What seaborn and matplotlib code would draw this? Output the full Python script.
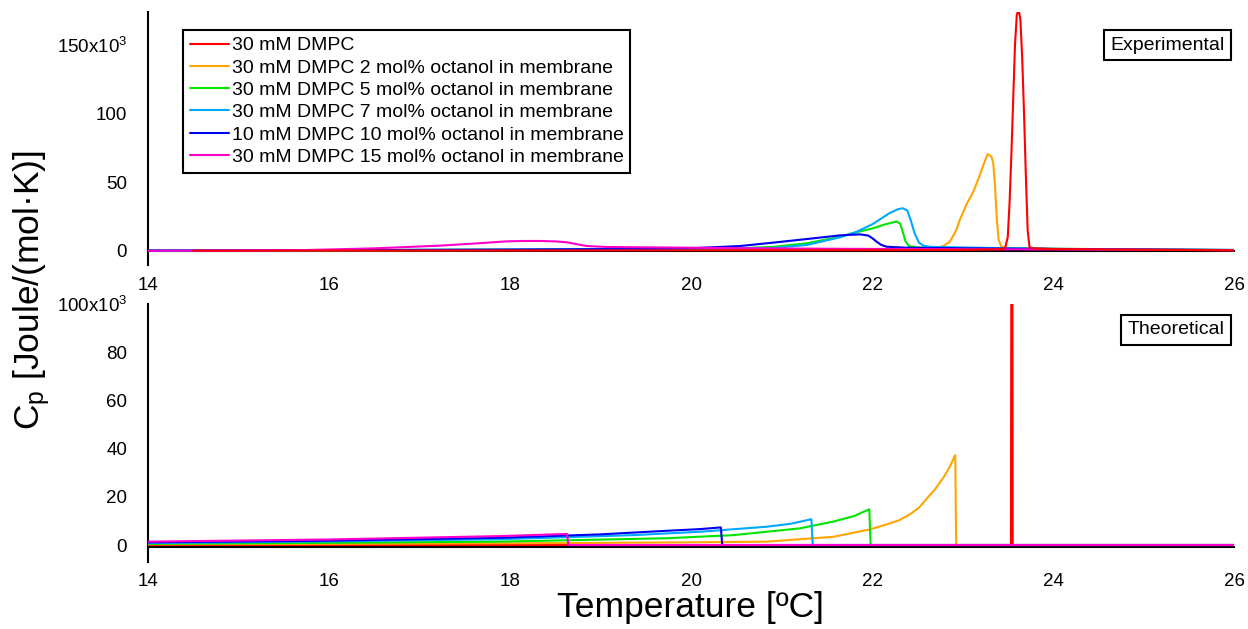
import matplotlib
matplotlib.use("Agg")
import matplotlib.pyplot as plt
from matplotlib.lines import Line2D
import numpy as np
import pandas as pd
import seaborn as sns

# ---------------- data ----------------
labels = [
    "30 mM DMPC",
    "30 mM DMPC 2 mol% octanol in membrane",
    "30 mM DMPC 5 mol% octanol in membrane",
    "30 mM DMPC 7 mol% octanol in membrane",
    "10 mM DMPC 10 mol% octanol in membrane",
    "30 mM DMPC 15 mol% octanol in membrane",
]
colors = ["#ff0000", "#ffa500", "#00e600", "#00a8ff", "#0000f0", "#ff00cc"]

# Experimental (values in units of 10^3 J/(mol K))
exp_T_red = [14.5, 16, 18, 20, 22, 23.0, 23.4, 23.47, 23.50, 23.52, 23.54, 23.56, 23.58, 23.60, 23.62,
             23.64, 23.66, 23.68, 23.70, 23.72, 23.74, 23.77, 24.0, 25.0, 26.0]
exp_Cp_red = [0.2, 0.3, 0.4, 0.5, 0.6, 0.8, 1.2, 2, 10, 35, 70, 110, 150, 172, 176,
              168, 140, 100, 55, 15, 3, 2, 1.4, 0.9, 0.5]

exp_T_or = [14, 16, 18, 20, 21, 22, 22.5, 22.7, 22.79, 22.86, 22.93, 22.97, 23.05, 23.12, 23.19, 23.25,
            23.28, 23.32, 23.34, 23.36, 23.38, 23.40, 23.43, 23.5, 23.8, 24.5, 25.2, 26]
exp_Cp_or = [0.2, 0.4, 0.6, 0.8, 1.0, 1.3, 1.7, 2.2, 3.6, 6.8, 15, 22.6, 34.7, 43.2, 55, 66,
             70.6, 68.7, 63.9, 46.8, 22.6, 8, 3, 2.2, 1.8, 1.4, 1.0, 0.6]

exp_T_gr = [14, 16, 18, 20, 20.54, 20.91, 21.28, 21.65, 21.76, 22.01, 22.15, 22.27, 22.31, 22.34, 22.37,
            22.41, 22.5, 22.71, 23.5, 24.5, 26]
exp_Cp_gr = [0.3, 0.6, 1.0, 1.6, 2.0, 3.0, 5.6, 10.4, 12.5, 16.5, 19.5, 21.5, 20, 14, 7,
             3.5, 2.6, 2.4, 1.8, 1.2, 0.7]

exp_T_cy = [14, 16, 18, 20, 20.91, 21.28, 21.65, 21.83, 22.01, 22.19, 22.29, 22.34, 22.39, 22.43, 22.47,
            22.52, 22.57, 22.65, 22.97, 23.5, 24.5, 26]
exp_Cp_cy = [0.3, 0.6, 1.0, 1.6, 2.2, 4.4, 10, 14, 19.7, 27.4, 30.5, 31.1, 29.5, 22, 13,
             6, 3.8, 3, 2.6, 2.0, 1.3, 0.8]

exp_T_bl = [14, 16, 18, 19.5, 19.99, 20.54, 20.91, 21.28, 21.65, 21.87, 21.96, 22.01, 22.05, 22.10,
            22.16, 22.38, 22.97, 23.5, 24.5, 26]
exp_Cp_bl = [0.3, 0.6, 1.0, 1.5, 2.0, 3.6, 6.1, 8.7, 11.4, 12.1, 11.2, 9.0, 6.8, 4.5,
             3.1, 2.4, 2.0, 1.7, 1.2, 0.7]

exp_T_pk = [14, 14.5, 15.0, 15.75, 16.49, 17.23, 17.6, 17.96, 18.15, 18.33, 18.5, 18.63, 18.75, 18.85,
            19.07, 19.99, 20.54, 21.65, 22.97, 24, 25, 26]
exp_Cp_pk = [0.2, 0.3, 0.4, 0.7, 1.9, 3.9, 5.4, 7.0, 7.3, 7.3, 7.0, 6.3, 4.8, 3.6,
             2.9, 2.4, 2.0, 1.6, 1.3, 1.1, 0.9, 0.6]

# Theoretical
th_T_red = [14, 23.535, 23.545, 23.555, 26]
th_Cp_red = [0, 0, 250, 0, 0]

th_T_or = [14, 16, 18, 20, 20.84, 21.57, 21.98, 22.16, 22.30, 22.41, 22.52, 22.60, 22.70, 22.79,
           22.86, 22.92, 22.93, 26]
th_Cp_or = [0.3, 0.45, 0.7, 1.1, 1.4, 3.4, 6.5, 8.5, 10.3, 12.5, 15.5, 19, 23.3, 28,
            32.5, 37.3, 0, 0]

th_T_gr = [14, 16, 17.89, 19.73, 20.47, 21.20, 21.57, 21.80, 21.97, 21.985, 26]
th_Cp_gr = [0.5, 0.9, 1.4, 2.8, 4.1, 6.9, 9.7, 12.0, 14.8, 0, 0]

th_T_cy = [14, 16, 17.89, 19.36, 20.10, 20.84, 21.10, 21.33, 21.345, 26]
th_Cp_cy = [0.8, 1.5, 2.4, 4.1, 5.5, 7.6, 8.8, 10.7, 0, 0]

th_T_bl = [14, 16, 17.89, 18.99, 19.73, 20.10, 20.33, 20.345, 26]
th_Cp_bl = [1.1, 1.8, 3.0, 4.4, 5.9, 6.6, 7.3, 0, 0]

th_T_pk = [14, 16, 17.89, 18.30, 18.63, 18.645, 26]
th_Cp_pk = [1.4, 2.3, 3.7, 4.2, 4.6, 0, 0]

x_ticks = [14, 16, 18, 20, 22, 24, 26]
top_yticks = [0, 50, 100, 150]
top_yticklabels = ["0", "50", "100", "150x10$^{3}$"]
bot_yticks = [0, 20, 40, 60, 80, 100]
bot_yticklabels = ["0", "20", "40", "60", "80", "100x10$^{3}$"]


def make_df(Ts, Cps):
    frames = []
    for lab, t, c in zip(labels, Ts, Cps):
        frames.append(pd.DataFrame({"T": t, "Cp": c, "series": lab}))
    return pd.concat(frames, ignore_index=True)


df_exp = make_df([exp_T_red, exp_T_or, exp_T_gr, exp_T_cy, exp_T_bl, exp_T_pk],
                 [exp_Cp_red, exp_Cp_or, exp_Cp_gr, exp_Cp_cy, exp_Cp_bl, exp_Cp_pk])
df_th = make_df([th_T_red, th_T_or, th_T_gr, th_T_cy, th_T_bl, th_T_pk],
                [th_Cp_red, th_Cp_or, th_Cp_gr, th_Cp_cy, th_Cp_bl, th_Cp_pk])

# ---------------- style ----------------
sns.set_style("white")
plt.rcParams["font.family"] = ["Liberation Sans", "DejaVu Sans"]
plt.rcParams["mathtext.default"] = "regular"
plt.rcParams["mathtext.fontset"] = "custom"
plt.rcParams["mathtext.rm"] = "Liberation Sans"
for k in ("text.color", "axes.labelcolor", "xtick.color", "ytick.color", "axes.edgecolor"):
    plt.rcParams[k] = "black"

W, H = 1248, 629
fig = plt.figure(figsize=(W / 100, H / 100), dpi=100)


def px_axes(left, top, right, bottom):
    return fig.add_axes([left / W, 1 - bottom / H, (right - left) / W, (bottom - top) / H])


ax1 = px_axes(148, 12, 1234, 265)
ax2 = px_axes(148, 304, 1234, 562)

for ax, df in ((ax1, df_exp), (ax2, df_th)):
    sns.lineplot(data=df, x="T", y="Cp", hue="series", hue_order=labels, palette=colors,
                 estimator=None, sort=False, legend=False, linewidth=1.5, ax=ax)
    for ln in ax.get_lines():
        ln.set_zorder(3)

# in the experimental panel the red trace sits on top of the others
ax1.get_lines()[0].set_zorder(4)

ax1.set_ylim(-10.2, 174)
ax2.set_ylim(-7.05, 100)

for ax, yt, ytl, spos in ((ax1, top_yticks, top_yticklabels, 0),
                          (ax2, bot_yticks, bot_yticklabels, -0.9)):
    ax.set_xlim(14, 26)
    ax.set_xticks(x_ticks)
    ax.set_xticklabels([str(t) for t in x_ticks])
    ax.set_yticks(yt)
    ax.set_yticklabels(ytl)
    ax.set_xlabel("")
    ax.set_ylabel("")
    for s in ("top", "right"):
        ax.spines[s].set_visible(False)
    ax.spines["bottom"].set_position(("data", spos))
    for s in ("left", "bottom"):
        ax.spines[s].set_linewidth(1.5)
        ax.spines[s].set_color("black")
    ax.tick_params(axis="both", direction="out", length=10, width=1.5, colors="black",
                   labelcolor="black", labelsize=13.5)
    ax.tick_params(axis="x", pad=8.5)
    ax.tick_params(axis="y", pad=5)
    ax.patch.set_alpha(0)

# legend
handles = [Line2D([], [], color=c, lw=1.5) for c in colors]
leg = ax1.legend(handles, labels, loc="upper left", bbox_to_anchor=(35 / 1086, 1 - 18 / 253),
                 borderaxespad=0, fontsize=14, frameon=True, fancybox=False, framealpha=1,
                 edgecolor="black", handlelength=2.0, handletextpad=0.15, labelspacing=0.24,
                 borderpad=0.35)
leg.get_frame().set_linewidth(1.5)
leg.set_zorder(5)
for t in leg.get_texts():
    t.set_color("black")

box = dict(boxstyle="square,pad=0.33", fc="white", ec="black", lw=1.5)
ax1.text(0.9915, 0.903, "Experimental", transform=ax1.transAxes, ha="right", va="top",
         fontsize=14, color="black", bbox=box, zorder=5)
ax2.text(0.9915, 0.933, "Theoretical", transform=ax2.transAxes, ha="right", va="top",
         fontsize=14, color="black", bbox=box, zorder=5)

fig.text(32 / W, 1 - 290 / H, "C$_{p}$ [Joule/(mol·K)]", rotation=90, ha="center", va="center",
         fontsize=25.5, color="black")
fig.text(690 / W, 1 - 608 / H, "Temperature [ºC]", ha="center", va="center", fontsize=25.5,
         color="black")

fig.savefig("out.png", dpi=100)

•••

**Exercise goal:** Reproduce only the lines from the beginning of the data through the line that contains "import seaborn as sns", both included, and please drop the pictures.

**The output:**
What seaborn and matplotlib code would draw this? Output the full Python script.
import matplotlib
matplotlib.use("Agg")
import matplotlib.pyplot as plt
from matplotlib.lines import Line2D
import numpy as np
import pandas as pd
import seaborn as sns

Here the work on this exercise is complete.